Ну и, конечно, эти самые коммунальные аварии затрагивают не только тех, кого они непосредственно затрагивают. Не только тех, кто без тепла остался, но и тех, кто об этом слышит. Тут ещё есть такая нехорошая для политической системы вещь. Поскольку про войну говорить нельзя и, собственно, про экономику говорить тоже не очень можно, кроме того хорошего, что о ней полагается говорить, а коммунальная авария — это, вроде как, новость. И ты не можешь её не сообщить, и тебе нельзя сказать, что ты западный шпион, потому что ты рассказываешь про прорванную трубу. Поэтому про это стали много писать. В результате возникает ощущение, что до 2024 года у нас вообще всё было отлично в сфере ЖКХ и никаких аварий не происходило. Это неправда. Аварии происходят каждую зиму, разумеется. Когда морозы превышают определенный уровень, нагрузки возрастают, система начинает рассыпаться. Правда в том, что в 2024 году этого стало больше, потому что, видимо, превышен некоторый порог ветхости этой самой инфраструктуры. Но сказать, что до этого всё работало, а сейчас всё взорвалось, нельзя. Но ощущение такое создаётся.
В общем, мы посмотрим, как это отразится на общественных настроениях, на вот этом самом уровне тревожности. Но массовый протест настанет тогда, когда граждане почувствуют, что власть ослабела. Только так, а не наоборот. Мы находимся в автократии, а не в демократии, поэтому порядок там обратный. В демократиях граждане недовольны — власть меняется. В автократиях власть меняется — граждане понимают, что им теперь можно проявлять свое недовольство.
Вы все еще думаете о возвращении в Россию после окончания войны?
По сути ничего не изменилось, по-прежнему, буду думать. Но, понимаете, война закончится — это фраза, которая вызывает в воображении самые разные картины. Но интересно было бы понять, что это значит на практике. Является ли некоторое перемирие, приостановка стрельбы окончанием войны. Что это за война. Так же привычно как граждане внутри России должны говорить СВО, вместо война, то мы с вами должны говорить — после начала полномасштабного вторжения, предполагая, что до этого тоже было вторжение, но не полномасштабное. И вот эта идея о том, что война идёт с 2014 года, а кто-то там и раньше считает, она становится общепринятой. При том, что все, я думаю, понимают разницу между 2022-м годом и всем, что было до 2022 года. При всём уважении к жертвам всех предыдущих боестолкновений.

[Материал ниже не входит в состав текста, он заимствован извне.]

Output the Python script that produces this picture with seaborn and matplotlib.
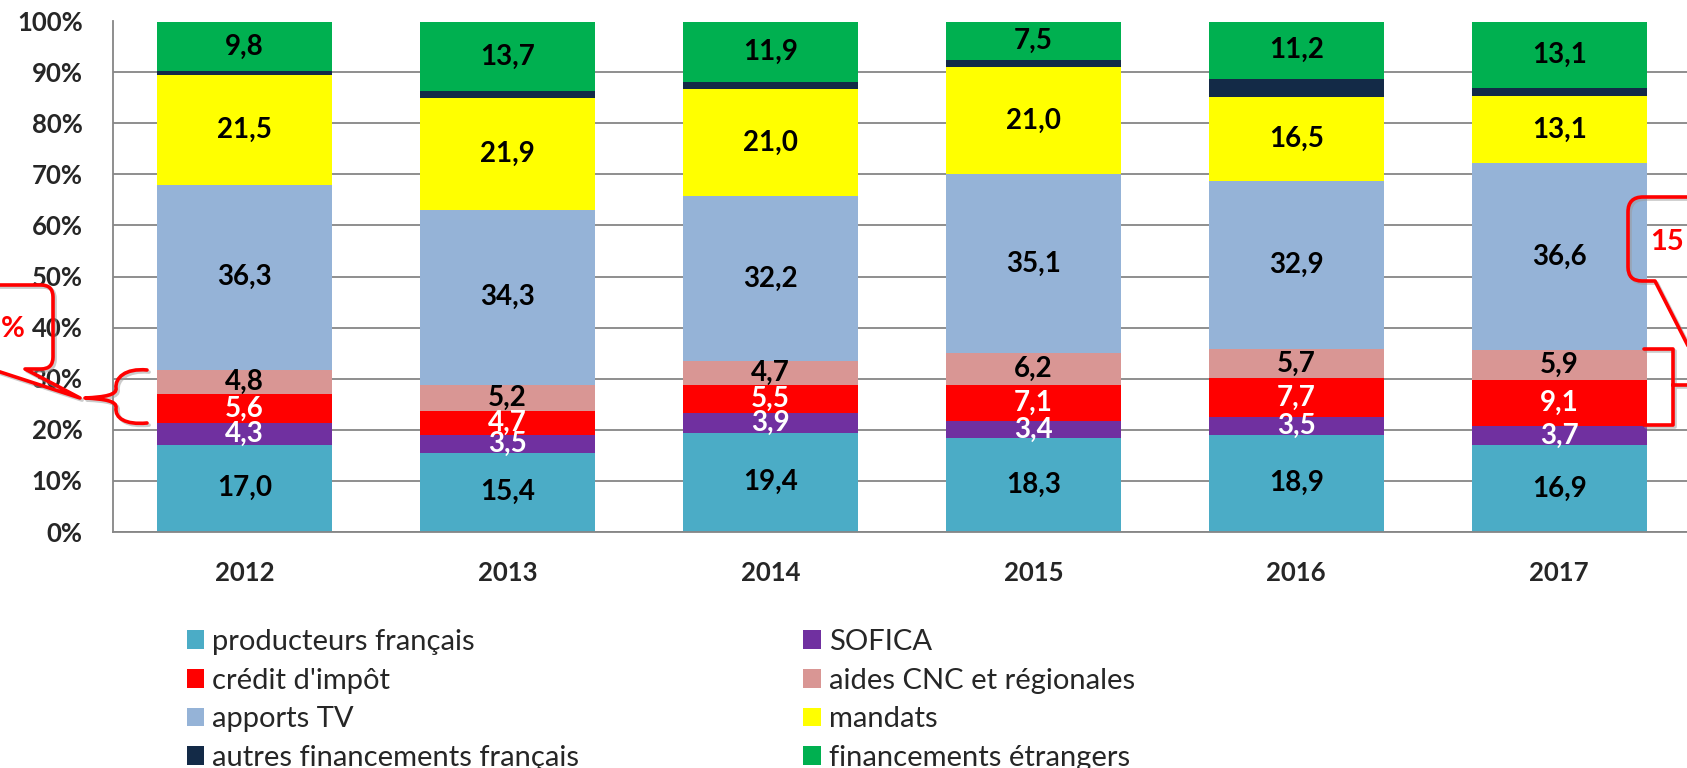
import numpy as np
import pandas as pd
import matplotlib
matplotlib.use("Agg")
import matplotlib.pyplot as plt
import seaborn as sns
from matplotlib.path import Path
from matplotlib.patches import PathPatch, Patch
import matplotlib.patheffects as pe

# ---------------- data ----------------
years = ["2012", "2013", "2014", "2015", "2016", "2017"]
producteurs = [17.0, 15.4, 19.4, 18.3, 18.9, 16.9]
sofica = [4.3, 3.5, 3.9, 3.4, 3.5, 3.7]
credit = [5.6, 4.7, 5.5, 7.1, 7.7, 9.1]
aides = [4.8, 5.2, 4.7, 6.2, 5.7, 5.9]
apports_tv = [36.3, 34.3, 32.2, 35.1, 32.9, 36.6]
mandats = [21.5, 21.9, 21.0, 21.0, 16.5, 13.1]
autres = [0.7, 1.3, 1.4, 1.4, 3.6, 1.6]
etrangers = [9.8, 13.7, 11.9, 7.5, 11.2, 13.1]

series_names = ["producteurs français", "SOFICA", "crédit d'impôt",
                "aides CNC et régionales", "apports TV", "mandats",
                "autres financements français", "financements étrangers"]
series_values = [producteurs, sofica, credit, aides, apports_tv, mandats,
                 autres, etrangers]
colors = ["#4BACC6", "#7030A0", "#FF0000", "#D99694", "#95B3D7", "#FFFF00",
          "#132A47", "#00B050"]
label_colors = ["black", "white", "white", "black", "black", "black", None, "black"]

yticks = [0, 10, 20, 30, 40, 50, 60, 70, 80, 90, 100]
ytick_labels = [f"{t}%" for t in yticks]

callout_left_text = "%"
callout_right_text = "15"

# ---------------- style ----------------
sns.set_style("white")
plt.rcParams["font.family"] = ["Lato", "DejaVu Sans"]

W, H = 1687, 768
fig = plt.figure(figsize=(W / 100, H / 100), dpi=100)
ax = fig.add_axes([113.2 / W, 1 - 531.5 / H, 1577.4 / W, 510 / H])


def fmt(v):
    return f"{v:.1f}".replace(".", ",")


bottom = np.zeros(len(years))
for name, vals, col, lc in zip(series_names, series_values, colors, label_colors):
    df = pd.DataFrame({"year": years, "value": vals})
    sns.barplot(data=df, x="year", y="value", order=years, color=col,
                saturation=1, width=0.665, errorbar=None, bottom=bottom.copy(),
                linewidth=0, ax=ax, zorder=2)
    if lc is not None:
        for i, v in enumerate(vals):
            ax.text(i, bottom[i] + v / 2, fmt(v), ha="center", va="center",
                    fontsize=20, fontweight="bold", color=lc, zorder=5)
    bottom += np.array(vals)

ax.set_xlim(-0.5, len(years) - 0.5)
ax.set_ylim(0, 100)
ax.set_yticks(yticks, ytick_labels)
ax.set_xlabel("")
ax.set_ylabel("")
ax.yaxis.grid(True, color="#868686", linewidth=1.3)
ax.xaxis.grid(False)
ax.set_axisbelow(True)
ax.tick_params(axis="y", length=0, pad=22, labelsize=18.5)
ax.tick_params(axis="x", length=0, pad=21, labelsize=18.5)
for lab in ax.get_xticklabels() + ax.get_yticklabels():
    lab.set_fontweight("bold")
for s in ["top", "right"]:
    ax.spines[s].set_visible(False)
for s in ["left", "bottom"]:
    ax.spines[s].set_color("#868686")
    ax.spines[s].set_linewidth(1.3)

# ---------------- legend ----------------
handles = [Patch(facecolor=c, edgecolor="none") for c in colors]
col1 = [0, 2, 4, 6]
col2 = [1, 3, 5, 7]
for idx, x0 in ((col1, 186.7), (col2, 803)):
    fig.legend([handles[i] for i in idx], [series_names[i] for i in idx],
               loc="upper left", bbox_to_anchor=(x0 / W, 1 - 629 / H),
               frameon=False, fontsize=21, handlelength=0.6, handleheight=0.6,
               handletextpad=0.28, labelspacing=0.43, borderpad=0, borderaxespad=0)


# ---------------- red callouts ----------------
def P(x, y):
    return (x / W, 1 - y / H)


red = "#FF0000"
shadow = [pe.SimpleLineShadow(offset=(1.5, -1.5), shadow_color="#999999", alpha=0.5),
          pe.Normal()]


def add_path(verts, codes):
    path = Path([P(x, y) for x, y in verts], codes)
    patch = PathPatch(path, facecolor="none", edgecolor=red, linewidth=2.6,
                      transform=fig.transFigure, clip_on=False,
                      capstyle="round", joinstyle="round", zorder=10)
    patch.set_path_effects(shadow)
    fig.add_artist(patch)


M, L, C3, C4 = Path.MOVETO, Path.LINETO, Path.CURVE3, Path.CURVE4

# left callout box with pointer
add_path([(-30, 285), (41, 285), (53, 285), (53, 297), (53, 357), (53, 369),
          (41, 369), (25, 369), (80, 398), (-9, 369), (-30, 369)],
         [M, L, C3, C3, L, C3, C3, L, L, L, L])
# left curly brace
add_path([(147, 370), (125, 368), (115, 378), (116, 388),
          (117, 395), (105, 397), (85, 398),
          (105, 399), (117, 401), (116, 408),
          (115, 418), (125, 425), (147, 423)],
         [M, C4, C4, C4, C4, C4, C4, C4, C4, C4, C4, C4, C4])
# right callout box with pointer
add_path([(1720, 197), (1643, 197), (1628, 197), (1628, 212), (1628, 267),
          (1628, 281), (1642, 281), (1655, 281), (1708, 385), (1690, 281),
          (1720, 281)],
         [M, L, C3, C3, L, C3, C3, L, L, L, L])
# right bracket
add_path([(1644, 349), (1673, 349), (1673, 425), (1644, 425),
          (1673, 385), (1700, 385)],
         [M, L, L, L, M, L])

fig.text(*P(25, 329), callout_left_text, ha="right", va="center", color=red,
         fontsize=21, fontweight="bold")
fig.text(*P(1684, 242), callout_right_text, ha="right", va="center", color=red,
         fontsize=21, fontweight="bold")

fig.savefig("out.png", dpi=100)
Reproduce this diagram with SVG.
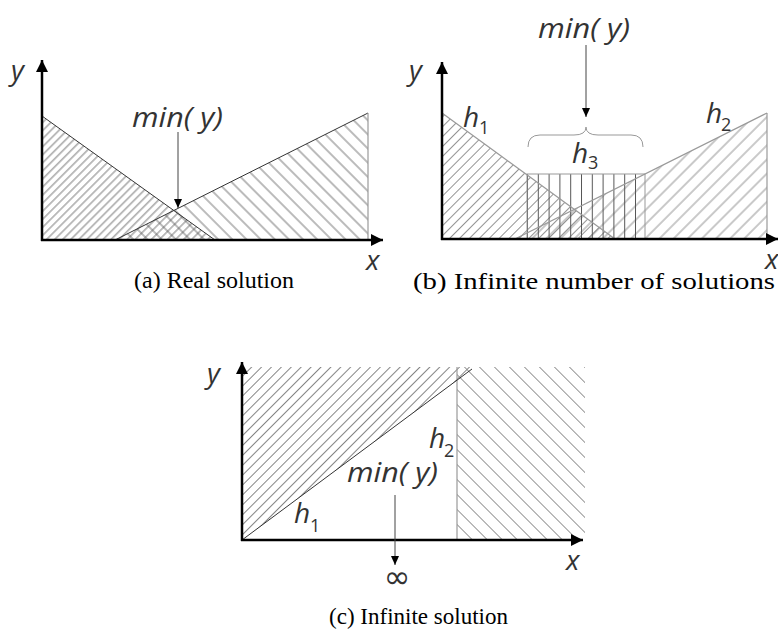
<svg xmlns="http://www.w3.org/2000/svg" width="778" height="634" viewBox="0 0 778 634">
<style>
.axis{stroke:#000;stroke-width:2.5;fill:none}
.edge{stroke:#333;stroke-width:1;fill:none}
.edgeL{stroke:#999;stroke-width:1.2;fill:none}
.math{font-family:"Open Sans","DejaVu Sans",sans-serif;font-style:italic;font-weight:400;fill:#333}
.sub{font-family:"Open Sans","DejaVu Sans",sans-serif;font-style:normal;font-weight:400;fill:#333;font-size:18px}
.cap{font-family:"Liberation Serif","DejaVu Serif",serif;font-size:23px;fill:#000}
.ann{stroke:#444;stroke-width:1;fill:none}
</style>
<defs>
<marker id="axArrow" markerUnits="userSpaceOnUse" markerWidth="14" markerHeight="12" refX="12" refY="6" orient="auto">
<path d="M0,0 L12,6 L0,12 Z" fill="#000"/>
</marker>
<marker id="annArrow" markerUnits="userSpaceOnUse" markerWidth="10" markerHeight="8" refX="9" refY="4" orient="auto">
<path d="M0,0 L9,4 L0,8 Z" fill="#000"/>
</marker>
<pattern id="hA1" width="5.7" height="10" patternUnits="userSpaceOnUse" patternTransform="rotate(45)">
<line x1="2.8" y1="0" x2="2.8" y2="10" stroke="#555" stroke-width="0.8"/>
</pattern>
<pattern id="hA2" width="10" height="10" patternUnits="userSpaceOnUse" patternTransform="rotate(-45)">
<line x1="5" y1="0" x2="5" y2="10" stroke="#555" stroke-width="0.8"/>
</pattern>
<pattern id="hB1" width="7" height="10" patternUnits="userSpaceOnUse" patternTransform="rotate(45)">
<line x1="3.5" y1="0" x2="3.5" y2="10" stroke="#777" stroke-width="0.8"/>
</pattern>
<pattern id="hB2" width="10" height="10" patternUnits="userSpaceOnUse" patternTransform="rotate(45)">
<line x1="5" y1="0" x2="5" y2="10" stroke="#777" stroke-width="0.8"/>
</pattern>
<pattern id="hB3" width="10.8" height="10" patternUnits="userSpaceOnUse" x="527">
<line x1="0.5" y1="0" x2="0.5" y2="10" stroke="#555" stroke-width="1"/>
</pattern>
<pattern id="hC1" width="7" height="10" patternUnits="userSpaceOnUse" patternTransform="rotate(45)">
<line x1="3.5" y1="0" x2="3.5" y2="10" stroke="#666" stroke-width="0.8"/>
</pattern>
<pattern id="hC2" width="10.6" height="10" patternUnits="userSpaceOnUse" patternTransform="rotate(-45)">
<line x1="5.3" y1="0" x2="5.3" y2="10" stroke="#888" stroke-width="0.9"/>
</pattern>
</defs>

<g id="panel-a">
<polygon points="42,116 215,240 42,240" fill="url(#hA1)"/>
<polygon points="115,240 368,113 368,240" fill="url(#hA2)"/>
<line class="edge" x1="42" y1="116" x2="215" y2="240"/>
<line class="edge" x1="115" y1="240" x2="368" y2="113"/>
<line class="edgeL" x1="368" y1="113" x2="368" y2="240"/>
<line class="axis" x1="42" y1="241" x2="42" y2="60" marker-end="url(#axArrow)"/>
<line class="axis" x1="41" y1="240" x2="383" y2="240" marker-end="url(#axArrow)"/>
<text class="math" x="11" y="80" font-size="28">y</text>
<text class="math" x="366" y="270" font-size="28">x</text>
<text class="math" x="132" y="127" font-size="28" textLength="91" lengthAdjust="spacingAndGlyphs">min( y)</text>
<line class="ann" x1="178" y1="132" x2="178" y2="208" marker-end="url(#annArrow)"/>
<text class="cap" x="134" y="288" textLength="160" lengthAdjust="spacingAndGlyphs">(a) Real solution</text>
</g>

<g id="panel-b">
<polygon points="442,113 615,239 442,239" fill="url(#hB1)"/>
<polygon points="515,239 767,113 767,239" fill="url(#hB2)"/>
<rect x="527" y="174" width="118" height="65" fill="url(#hB3)"/>
<rect x="527" y="174" width="118" height="65" fill="none" stroke="#999" stroke-width="1"/>
<line class="edgeL" x1="442" y1="113" x2="615" y2="239"/>
<line class="edgeL" x1="515" y1="239" x2="767" y2="113"/>
<line class="edgeL" x1="767" y1="113" x2="767" y2="239"/>
<line class="axis" x1="442" y1="240" x2="442" y2="62" marker-end="url(#axArrow)"/>
<line class="axis" x1="441" y1="239" x2="778" y2="239" marker-end="url(#axArrow)"/>
<text class="math" x="409" y="80" font-size="28">y</text>
<text class="math" x="765" y="269" font-size="28">x</text>
<text class="math" x="538" y="38" font-size="28" textLength="92" lengthAdjust="spacingAndGlyphs">min( y)</text>
<line class="ann" x1="586" y1="45" x2="586" y2="117" marker-end="url(#annArrow)"/>
<path d="M528,147 Q528,135 540,135 L574,135 Q586,135 586,127 Q586,135 598,135 L631,135 Q643,135 643,147" fill="none" stroke="#999" stroke-width="1"/>
<text class="math" x="463" y="127" font-size="28">h<tspan class="sub" x="479" y="134">1</tspan></text>
<text class="math" x="706" y="123" font-size="28">h<tspan class="sub" x="721" y="131">2</tspan></text>
<text class="math" x="572" y="163" font-size="28">h<tspan class="sub" x="588" y="169">3</tspan></text>
<text class="cap" x="413" y="289" textLength="362" lengthAdjust="spacingAndGlyphs">(b) Infinite number of solutions</text>
</g>

<g id="panel-c">
<polygon points="242,540 242,367 475,367" fill="url(#hC1)"/>
<rect x="457" y="367" width="128" height="173" fill="url(#hC2)"/>
<line class="edgeL" x1="457" y1="367" x2="457" y2="540" stroke-width="1.5"/>
<line class="edge" x1="242" y1="540" x2="472" y2="369"/>
<line class="axis" x1="242" y1="541" x2="242" y2="362" marker-end="url(#axArrow)"/>
<line class="axis" x1="241" y1="540" x2="583" y2="540" marker-end="url(#axArrow)"/>
<text class="math" x="207" y="383" font-size="28">y</text>
<text class="math" x="566" y="570" font-size="28">x</text>
<text class="math" x="429" y="448" font-size="28">h<tspan class="sub" x="444" y="457">2</tspan></text>
<text class="math" x="347" y="482" font-size="28" textLength="91" lengthAdjust="spacingAndGlyphs">min( y)</text>
<text class="math" x="294" y="523" font-size="28">h<tspan class="sub" x="310" y="532">1</tspan></text>
<line class="ann" x1="395" y1="495" x2="395" y2="565" marker-end="url(#annArrow)"/>
<text x="397" y="588" text-anchor="middle" font-family="DejaVu Sans, sans-serif" font-size="32" fill="#333">∞</text>
<text class="cap" x="329" y="624" textLength="179" lengthAdjust="spacingAndGlyphs">(c) Infinite solution</text>
</g>
</svg>
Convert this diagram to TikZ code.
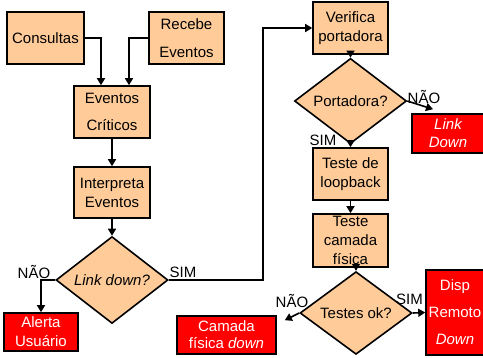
\documentclass[tikz,border=0pt]{standalone}
\usepackage{fontspec}
\setmainfont{Liberation Sans}
\usetikzlibrary{arrows.meta, positioning, shapes.geometric}
\definecolor{peach}{RGB}{255,204,153}

\begin{document}
\begin{tikzpicture}[x=1pt, y=-1pt,
            font=\fontsize{15}{19}\selectfont,
            flow/.style={line width=1.6pt, -{Triangle[length=7pt, width=8pt]}},
            stepbox/.style={draw, line width=1.6pt, fill=peach, inner sep=0pt, align=center, minimum width=75pt, minimum height=52pt},
            decision/.style={draw, diamond, line width=1.6pt, fill=peach, inner sep=0pt, minimum width=112pt, minimum height=64pt},
            alarm/.style={draw, line width=1.6pt, fill=red, text=white, inner sep=0pt, align=center},
            branch label/.style={inner sep=0pt}]

            \useasboundingbox (0,0) rectangle (483,357);

            % Entrada de eventos
            \node[stepbox, minimum width=77pt] (cons) at (45.5,38) {Consultas};
            \node[stepbox, font=\fontsize{15}{28}\selectfont] (rec) at (186.5,38) {Recebe\\Eventos};
            \node[stepbox, minimum width=76pt, font=\fontsize{15}{27}\selectfont] (crit) at (112,112) {Eventos\\Críticos};
            \node[stepbox, minimum width=76pt, minimum height=51pt] (interp) at (112,192.5) {Interpreta\\Eventos};
            \node[decision] (link) at (112,280) {\itshape Link down?};
            \node[alarm, minimum width=74pt, minimum height=38pt] (alerta) at (41,332) {Alerta\\Usuário};

            % Diagnostico
            \node[stepbox] (verif) at (350.5,28) {Verifica\\portadora};
            \node[decision] (port) at (350.5,101) {Portadora?};
            \node[alarm, minimum width=72pt, minimum height=39pt, font=\fontsize{15}{18}\selectfont\itshape] (linkd) at (448,133.5) {Link\\Down};
            \node[stepbox] (loop) at (350.5,174) {Teste de\\loopback};
            \node[stepbox, minimum height=53pt] (fis) at (350.5,240.5) {Teste\\camada\\física};
            \node[decision, minimum height=62pt] (testes) at (356,313) {Testes ok?};
            \node[alarm, minimum width=99pt, minimum height=38pt, font=\fontsize{15}{17}\selectfont] (camada) at (226.5,335) {Camada\\física \textit{down}};
            \node[alarm, minimum width=58pt, minimum height=85pt, font=\fontsize{15}{27}\selectfont] (disp) at (455,312.5) {Disp\\Remoto\\\textit{Down}};

            % Rotulos dos ramos
            \node[branch label] at (34,272) {NÃO};
            \node[branch label] at (183,272) {SIM};
            \node[branch label] at (424,97) {NÃO};
            \node[branch label] at (323,140) {SIM};
            \node[branch label] at (292,301) {NÃO};
            \node[branch label] at (409.5,299) {SIM};

            % Conectores
            \draw[flow] (cons.east) -| ([xshift=-11pt]crit.north);
            \draw[flow] (rec.west) -| ([xshift=17pt]crit.north);
            \draw[flow] (crit) -- (interp);
            \draw[flow] (interp) -- (link);
            \draw[flow] (link.west) -| (alerta.north);
            \draw[flow] (link.east) -- ++(94,0) |- (verif.west);
            \draw[flow] (verif) -- (port);
            \draw[flow] (port.east) -- ([xshift=-15pt, yshift=4pt]linkd.north);
            \draw[flow] (port) -- (loop);
            \draw[flow] (loop) -- (fis);
            \draw[flow] ([xshift=5.5pt]fis.south) -- (testes.north);
            \draw[flow] (testes.west) -- ([xshift=8pt, yshift=-5pt]camada.north east);
            \draw[flow] (testes.east) -- (disp.west);
        \end{tikzpicture}
\end{document}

Понятно, что 2022 год ни с чем этим несравним, даже если он является следствием всего того, что было в 2014-м и в 2015-м, и в 2016-м году. Поэтому, что есть окончание войны, сказать отсюда, из той точки, в которой мы с вами разговариваем, трудно. Я знаю по поводу себя, в общем, довольно простую вещь и тут для меня российские власти, конечно, ситуацию упростили, спасибо им. У меня существует законодательный запрет на профессию. Мой статус иностранного агента запрещает мне преподавать. И также де-факто запрещает мне высказываться публично на любой российской площадке, обставляя это высказывание таким количеством отягощений, на которое не пойдёт ни организатор, ни слушатель.
Если я не могу работать, если я не могу реализовывать свои профессиональные функции, то находиться в таком месте, где я не могу работать, мне смысла нет. Зачем я там? Чтобы что? Воздухом дышать? Незачем. Поэтому для меня, в общем, ситуация еще проще. Мне даже не надо раздумывать над тем, что есть война и, когда именно она закончилась. И, что подразумевает ее окончание. Если есть законодательный запрет, то я там не живу. Если этот законодательный запрет снимается, а он не может сняться только для меня, он должен вообще исчезнуть, как таковой, тогда, значит, можно. С рисками, с неудобствами, но с возможностью работать. Вот когда такая возможность по закону у меня появится, то да, тут мне надо будет уже не просто размышлять теоретически, а размышлять практически, деятельностно, как выражаются педагоги, над тем как возвращаться и, собственно, продолжать работать.